I know that  I want to learn Tango in Buenos Aires; learn Salsa in Medellin. I want to climb volcanoes, take a boat ride on the Amazon, explore Inca ruins, eat my way around Lima, guzzle Mate in Argentina, photograph llamas, parooze open-air markets, practice Yoga in the mountains of Ecuador, swim through the brilliant blue cenotes of the Yucatan, and sleep on other people’s couches. When the Mayan Calendar ends, I want to be in the land of the Mayans. I want to learn to cook Mexican food in Mexico; learn to scuba dive in Honduras.  I want to help on an Organic Farm in Costa Rica; volunteer with children in Guatemala.  Believe it or not, I want to take 20 hour bus rides through spectacular mountain passes, sprawling green valleys, quaint colonial villages.
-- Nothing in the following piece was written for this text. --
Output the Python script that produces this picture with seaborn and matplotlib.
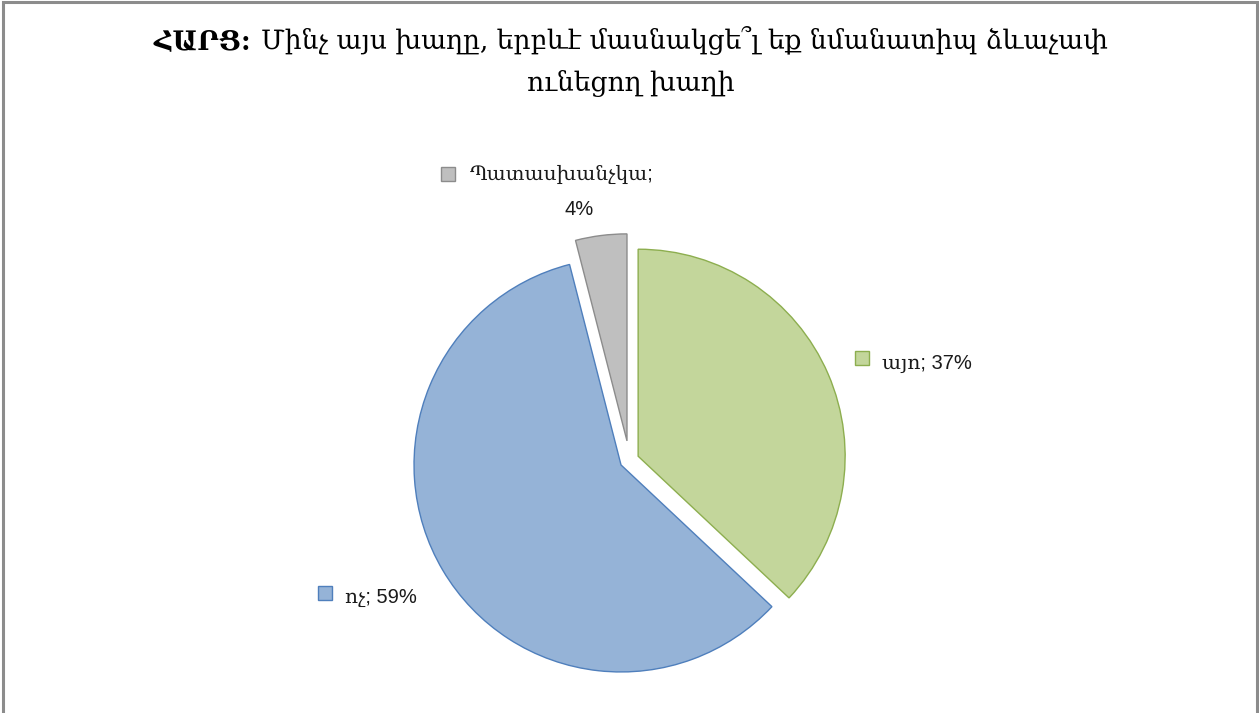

“A person needs at intervals to separate from family and companions and go to new places. One must go without familiars in order to be open to influences, to change.” ~ Katharine Butler Hathaway

I will simplify. Starting in Spring 2012, for a year of my life I will own nothing more than what I can fit in a modest pack on my back. I want to see what life feels like when stripped of material distractions.
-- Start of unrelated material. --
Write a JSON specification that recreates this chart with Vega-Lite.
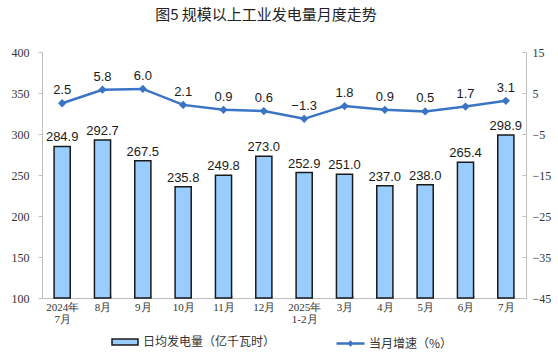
{
  "$schema": "https://vega.github.io/schema/vega-lite/v6.json",
  "width": 484,
  "height": 246,
  "autosize": {"type": "none"},
  "padding": {"left": 42, "top": 52, "right": 32, "bottom": 62},
  "background": "white",
  "title": {
    "text": "图5  规模以上工业发电量月度走势",
    "font": "Noto Sans CJK SC",
    "fontSize": 15,
    "fontWeight": "normal",
    "color": "#222222",
    "anchor": "middle",
    "baseline": "bottom",
    "offset": 8,
    "dx": -18
  },
  "config": {
    "view": {"stroke": null},
    "axis": {"grid": false, "domainColor": "#bfbfbf", "tickColor": "#bfbfbf"}
  },
  "data": {
    "values": [
      {"month": "2024年|7月", "gen": 284.9, "growth": 2.5},
      {"month": "8月", "gen": 292.7, "growth": 5.8},
      {"month": "9月", "gen": 267.5, "growth": 6.0},
      {"month": "10月", "gen": 235.8, "growth": 2.1},
      {"month": "11月", "gen": 249.8, "growth": 0.9},
      {"month": "12月", "gen": 273.0, "growth": 0.6},
      {"month": "2025年|1-2月", "gen": 252.9, "growth": -1.3},
      {"month": "3月", "gen": 251.0, "growth": 1.8},
      {"month": "4月", "gen": 237.0, "growth": 0.9},
      {"month": "5月", "gen": 238.0, "growth": 0.5},
      {"month": "6月", "gen": 265.4, "growth": 1.7},
      {"month": "7月", "gen": 298.9, "growth": 3.1}
    ]
  },
  "encoding": {
    "x": {
      "field": "month",
      "type": "nominal",
      "sort": null,
      "scale": {"paddingInner": 0.6, "paddingOuter": 0.3},
      "axis": {
        "title": null,
        "labelAngle": 0,
        "labelExpr": "split(datum.label, '|')",
        "labelFont": "Liberation Serif",
        "labelFontSize": 11,
        "labelColor": "#333333",
        "labelLineHeight": 12,
        "labelPadding": 6,
        "tickBand": "extent",
        "tickSize": -3
      }
    }
  },
  "layer": [
    {
      "layer": [
        {
          "mark": {"type": "bar", "stroke": "#1a1a1a", "strokeWidth": 1.5},
          "encoding": {
            "y": {
              "field": "gen",
              "type": "quantitative",
              "scale": {"domain": [100, 400], "zero": false, "nice": false},
              "axis": {
                "title": null,
                "values": [100, 150, 200, 250, 300, 350, 400],
                "labelFont": "Liberation Serif",
                "labelFontSize": 12,
                "labelColor": "#333333",
                "tickSize": 4,
                "labelPadding": 9
              }
            },
            "y2": {"datum": 100},
            "fill": {
              "datum": "日均发电量（亿千瓦时）",
              "type": "nominal",
              "scale": {"range": ["#99ccff"]},
              "legend": {
                "title": null,
                "orient": "none",
                "legendX": 69,
                "legendY": 276,
                "symbolType": "M-1,-0.23H1V0.23H-1Z",
                "symbolSize": 676,
                "symbolStrokeColor": "#1a1a1a",
                "symbolStrokeWidth": 1.5,
                "labelFont": "Noto Sans CJK SC",
                "labelFontSize": 12,
                "labelColor": "#333333",
                "labelOffset": 4
              }
            }
          }
        },
        {
          "mark": {"type": "text", "baseline": "bottom", "dy": -2, "font": "Liberation Sans", "fontSize": 13, "color": "#1a1a1a"},
          "encoding": {
            "y": {"field": "gen", "type": "quantitative"},
            "text": {"field": "gen", "type": "quantitative", "format": ".1f"}
          }
        }
      ]
    },
    {
      "layer": [
        {
          "mark": {"type": "line", "strokeWidth": 2.5, "point": {"shape": "diamond", "size": 30, "filled": true, "fill": "#3a74c4", "color": "#3a74c4"}},
          "encoding": {
            "y": {
              "field": "growth",
              "type": "quantitative",
              "scale": {"domain": [-45, 15], "nice": false},
              "axis": {
                "title": null,
                "orient": "right",
                "values": [-45, -35, -25, -15, -5, 5, 15],
                "labelFont": "Liberation Serif",
                "labelFontSize": 12,
                "labelColor": "#333333",
                "tickSize": -4,
                "labelPadding": 10
              }
            },
            "stroke": {
              "datum": "当月增速（%）",
              "type": "nominal",
              "scale": {"range": ["#3a74c4"]},
              "legend": {
                "title": null,
                "orient": "none",
                "legendX": 293,
                "legendY": 276,
                "symbolType": "M-1,0H1M0,-0.1L0.1,0L0,0.1L-0.1,0Z",
                "symbolSize": 784,
                "symbolStrokeWidth": 2.5,
                "symbolFillColor": "#3a74c4",
                "labelFont": "Noto Sans CJK SC",
                "labelFontSize": 12,
                "labelColor": "#333333",
                "labelOffset": 3
              }
            }
          }
        },
        {
          "mark": {"type": "text", "baseline": "bottom", "dy": -6, "font": "Liberation Sans", "fontSize": 13, "color": "#1a1a1a"},
          "encoding": {
            "y": {"field": "growth", "type": "quantitative"},
            "text": {"field": "growth", "type": "quantitative", "format": ".1f"}
          }
        }
      ]
    }
  ],
  "resolve": {"scale": {"y": "independent"}}
}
I want the new year to involve more of those mind baffling wonderful moments that force you to wonder how you got so lucky to be standing where you are… And next New Years Eve, I want an even better version of myself to be celebrating in a crazy new place–only God knows where–and I will be thinking, “I can’t believe this is my life.”

Above all, I will take a chance, a risk, a leap. Because though there is never really a perfect time to start anything epic, the position I find myself in currently, is damn near close. I will get out and explore; because if I don’t, I know I will forever regret it.